YOUR OBJECTIVE:
Locate the string "Python" in the records below. Copy every line where it occurs.

===== SUPPLIED RECORDS

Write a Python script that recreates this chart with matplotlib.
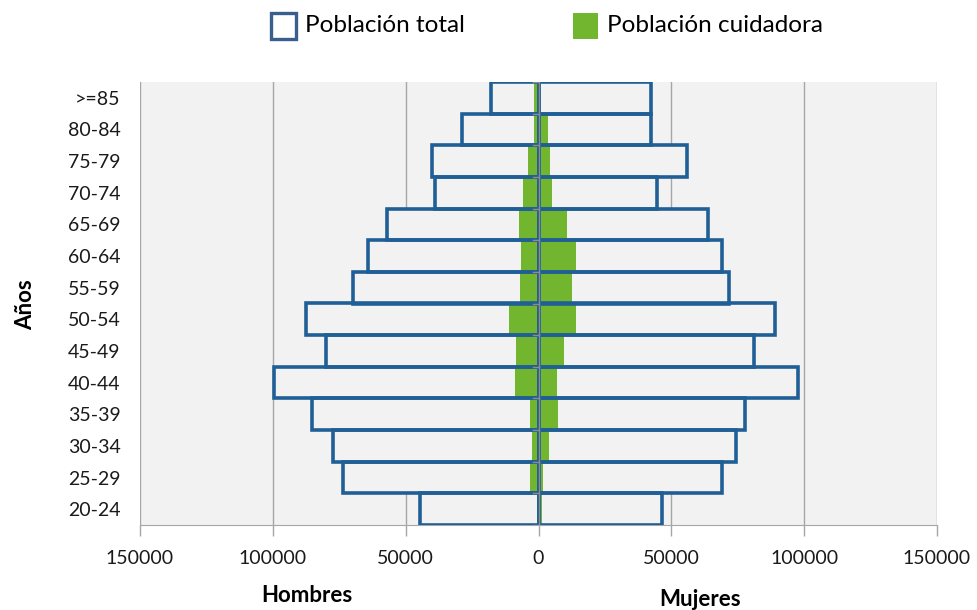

==========
===== SUPPLIED RECORDS

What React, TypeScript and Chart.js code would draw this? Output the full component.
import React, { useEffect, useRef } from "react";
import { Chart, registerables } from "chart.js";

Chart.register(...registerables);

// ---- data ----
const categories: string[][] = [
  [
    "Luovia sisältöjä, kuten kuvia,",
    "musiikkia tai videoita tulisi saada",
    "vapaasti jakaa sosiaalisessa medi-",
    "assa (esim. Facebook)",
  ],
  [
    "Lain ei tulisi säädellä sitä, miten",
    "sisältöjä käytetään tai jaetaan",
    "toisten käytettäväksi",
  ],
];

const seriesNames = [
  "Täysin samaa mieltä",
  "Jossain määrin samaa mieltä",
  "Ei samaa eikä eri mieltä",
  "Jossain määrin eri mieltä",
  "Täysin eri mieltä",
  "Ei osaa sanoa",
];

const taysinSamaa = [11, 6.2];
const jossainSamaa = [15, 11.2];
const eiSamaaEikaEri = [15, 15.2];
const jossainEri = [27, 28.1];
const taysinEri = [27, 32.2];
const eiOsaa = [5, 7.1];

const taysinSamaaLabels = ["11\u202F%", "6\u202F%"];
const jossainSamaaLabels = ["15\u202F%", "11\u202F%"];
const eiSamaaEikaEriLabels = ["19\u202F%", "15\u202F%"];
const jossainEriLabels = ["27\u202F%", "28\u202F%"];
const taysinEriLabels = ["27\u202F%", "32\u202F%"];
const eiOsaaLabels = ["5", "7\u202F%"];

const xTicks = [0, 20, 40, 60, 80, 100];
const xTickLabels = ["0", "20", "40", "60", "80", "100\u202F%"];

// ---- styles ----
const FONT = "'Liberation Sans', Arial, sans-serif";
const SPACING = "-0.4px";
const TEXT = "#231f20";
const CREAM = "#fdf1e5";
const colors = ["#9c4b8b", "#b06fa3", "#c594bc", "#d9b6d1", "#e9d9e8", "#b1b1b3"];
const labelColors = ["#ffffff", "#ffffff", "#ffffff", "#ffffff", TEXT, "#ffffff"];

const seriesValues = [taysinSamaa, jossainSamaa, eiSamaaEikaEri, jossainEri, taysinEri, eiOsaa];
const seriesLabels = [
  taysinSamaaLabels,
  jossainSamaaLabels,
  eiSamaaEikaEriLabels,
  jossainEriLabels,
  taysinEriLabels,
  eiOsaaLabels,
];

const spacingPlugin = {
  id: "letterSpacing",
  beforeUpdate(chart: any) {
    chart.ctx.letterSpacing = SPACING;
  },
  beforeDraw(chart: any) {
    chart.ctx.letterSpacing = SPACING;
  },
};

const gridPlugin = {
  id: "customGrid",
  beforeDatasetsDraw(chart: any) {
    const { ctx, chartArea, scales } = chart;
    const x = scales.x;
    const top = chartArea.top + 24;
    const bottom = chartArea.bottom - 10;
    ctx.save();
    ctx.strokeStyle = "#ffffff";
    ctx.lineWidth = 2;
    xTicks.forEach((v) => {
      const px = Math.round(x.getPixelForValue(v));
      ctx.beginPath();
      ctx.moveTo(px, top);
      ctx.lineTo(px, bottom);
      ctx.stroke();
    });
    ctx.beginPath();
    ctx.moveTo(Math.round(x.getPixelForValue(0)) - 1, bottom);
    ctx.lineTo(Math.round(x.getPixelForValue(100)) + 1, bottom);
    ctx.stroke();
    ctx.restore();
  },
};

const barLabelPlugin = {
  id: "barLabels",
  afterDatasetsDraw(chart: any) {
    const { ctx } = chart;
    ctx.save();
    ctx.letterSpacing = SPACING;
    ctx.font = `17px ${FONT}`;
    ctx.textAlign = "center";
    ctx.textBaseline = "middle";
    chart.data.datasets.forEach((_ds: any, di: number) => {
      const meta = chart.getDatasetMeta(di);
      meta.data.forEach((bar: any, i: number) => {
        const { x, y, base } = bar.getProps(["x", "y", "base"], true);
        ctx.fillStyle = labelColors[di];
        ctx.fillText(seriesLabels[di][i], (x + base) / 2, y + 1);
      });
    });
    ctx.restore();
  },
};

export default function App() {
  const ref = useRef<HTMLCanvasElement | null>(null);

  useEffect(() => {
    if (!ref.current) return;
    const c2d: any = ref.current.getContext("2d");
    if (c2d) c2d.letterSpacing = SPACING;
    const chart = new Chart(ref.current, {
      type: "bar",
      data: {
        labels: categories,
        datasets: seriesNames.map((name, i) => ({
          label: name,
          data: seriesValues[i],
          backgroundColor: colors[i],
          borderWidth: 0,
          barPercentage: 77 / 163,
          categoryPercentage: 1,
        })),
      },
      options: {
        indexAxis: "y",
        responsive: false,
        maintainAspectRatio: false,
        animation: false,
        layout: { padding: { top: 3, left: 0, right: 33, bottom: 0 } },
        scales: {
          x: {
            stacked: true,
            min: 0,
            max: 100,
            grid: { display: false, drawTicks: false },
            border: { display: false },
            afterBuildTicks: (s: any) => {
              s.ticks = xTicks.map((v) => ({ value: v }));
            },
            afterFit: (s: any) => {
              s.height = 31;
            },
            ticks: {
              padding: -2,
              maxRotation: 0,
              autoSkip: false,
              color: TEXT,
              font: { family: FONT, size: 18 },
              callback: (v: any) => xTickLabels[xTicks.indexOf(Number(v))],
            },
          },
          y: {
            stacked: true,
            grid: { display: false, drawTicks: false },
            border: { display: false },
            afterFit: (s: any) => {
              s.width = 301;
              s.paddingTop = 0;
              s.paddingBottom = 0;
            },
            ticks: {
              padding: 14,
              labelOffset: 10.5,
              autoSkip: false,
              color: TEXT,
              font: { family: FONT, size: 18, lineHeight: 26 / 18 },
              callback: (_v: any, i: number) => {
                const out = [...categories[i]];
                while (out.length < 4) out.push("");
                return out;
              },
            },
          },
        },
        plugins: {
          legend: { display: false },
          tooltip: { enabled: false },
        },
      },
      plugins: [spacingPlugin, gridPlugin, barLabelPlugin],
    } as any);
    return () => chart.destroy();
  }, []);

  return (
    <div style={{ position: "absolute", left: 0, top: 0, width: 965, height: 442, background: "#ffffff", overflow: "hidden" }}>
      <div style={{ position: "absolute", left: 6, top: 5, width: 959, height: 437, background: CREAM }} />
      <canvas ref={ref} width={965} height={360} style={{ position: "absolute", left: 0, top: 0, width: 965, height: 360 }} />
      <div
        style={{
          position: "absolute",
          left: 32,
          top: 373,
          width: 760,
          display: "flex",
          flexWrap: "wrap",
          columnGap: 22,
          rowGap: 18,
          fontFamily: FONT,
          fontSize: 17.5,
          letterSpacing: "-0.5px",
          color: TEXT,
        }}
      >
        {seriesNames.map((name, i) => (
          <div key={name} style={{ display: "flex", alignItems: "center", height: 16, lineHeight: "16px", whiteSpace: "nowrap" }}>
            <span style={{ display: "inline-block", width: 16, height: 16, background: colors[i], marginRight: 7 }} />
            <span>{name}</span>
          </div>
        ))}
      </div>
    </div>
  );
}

==========
===== SUPPLIED RECORDS

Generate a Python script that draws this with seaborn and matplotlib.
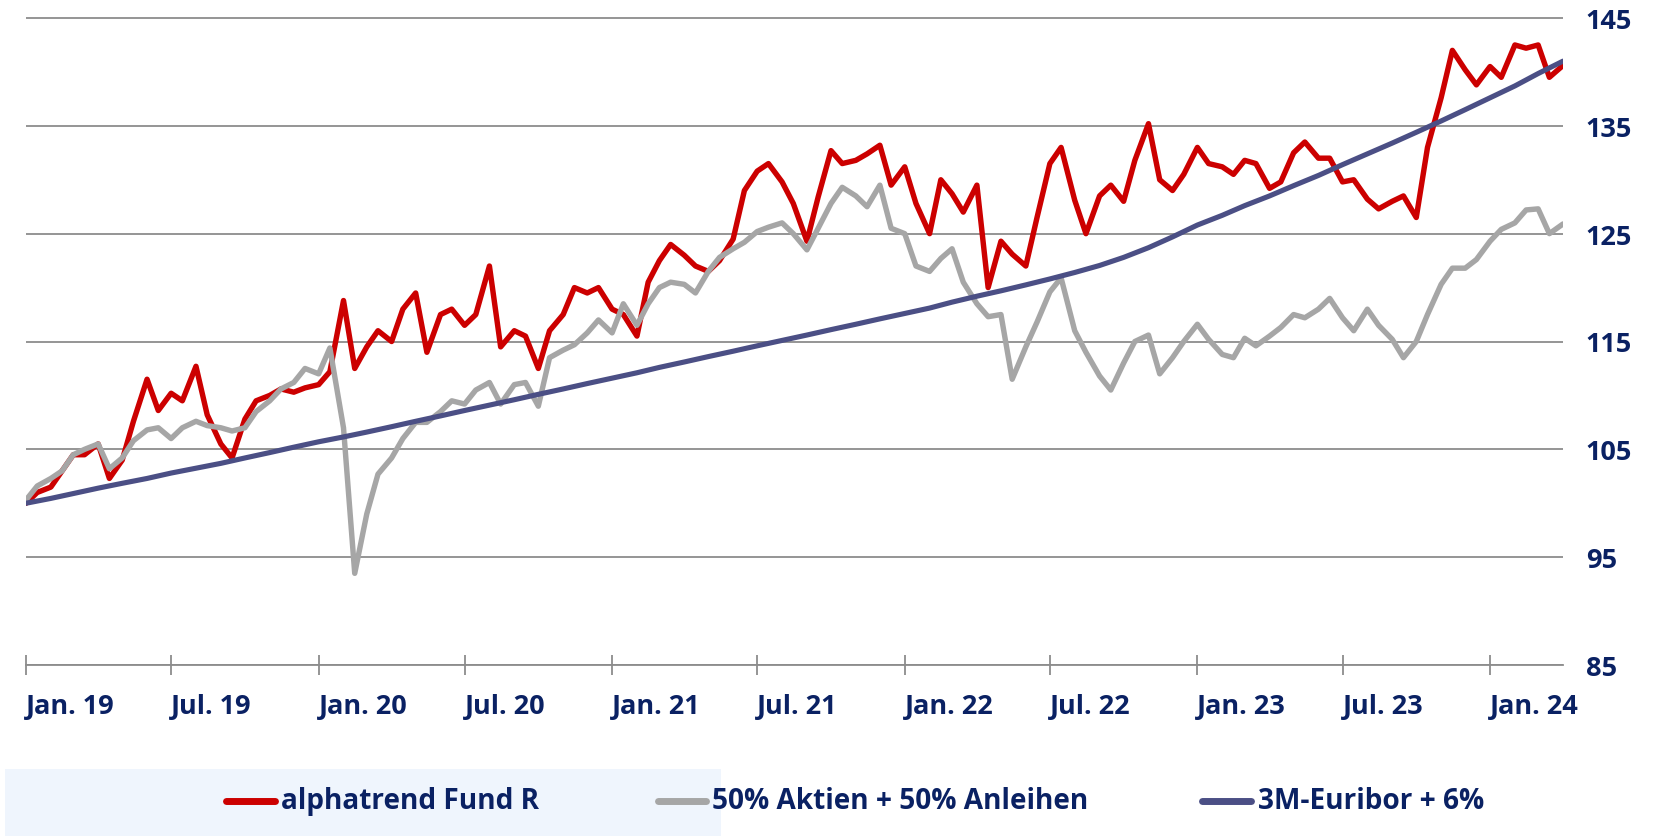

==========

EXPECTED ANSWER:
Write a Python script that recreates this chart with matplotlib.
Generate a Python script that draws this with seaborn and matplotlib.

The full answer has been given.